When any approach to therapy is successful, it is in large measure because a client has strong personal motivation, a strong will. However, some approaches to therapy depend more heavily than others on a client's strength of determination. They include: M, O, E, P, I, N, H, A, X, T

§2 Commitment to the Process of Therapy

Do you believe you can commit yourself to therapy that spans many months and sometimes several years? If you hope to gain long-lasting benefits from your experience in therapy, you will need to commit yourself to certain practices and ways of thinking after formal therapy has ended. Do you feel that you have this kind of tenacity and ability to follow through?

These are both qualities related to self-discipline, but they have more to do with sustaining a process over a long period of time: in a word, commitment.

Do you feel you can develop a strong sense of commitment to long-term therapy? A

To a long-range plan for life improvement? H, M

§3 Patience

If you are suffering from incapacitating anxiety or depression, being patient about the process of therapy can be very demanding.
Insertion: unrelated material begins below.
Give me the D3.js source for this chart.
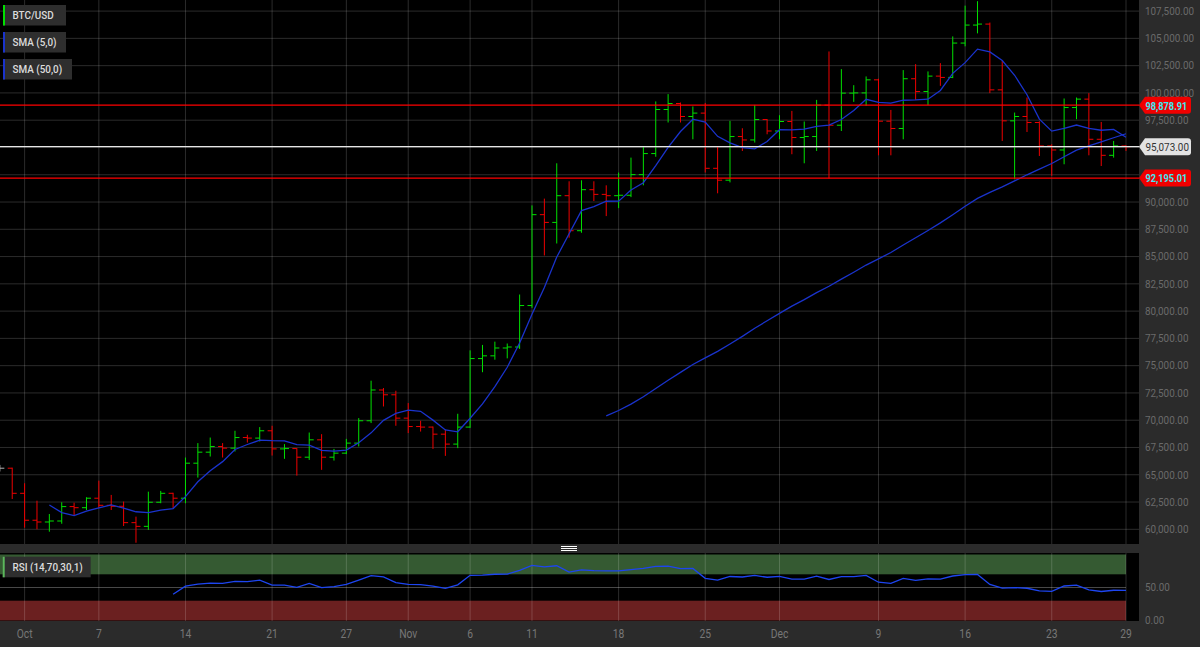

Long-term therapies require more patience, endurance, and tolerance than do short-term therapies.

Are you able to put your trust in a process where results are noticed only very gradually? (If not, you may feel that what is most urgent now is to obtain prompt relief from symptoms—see the "Summary of Main Approaches to Psychotherapy," at the end of this chapter, to get some idea of the average durations of the different therapies.)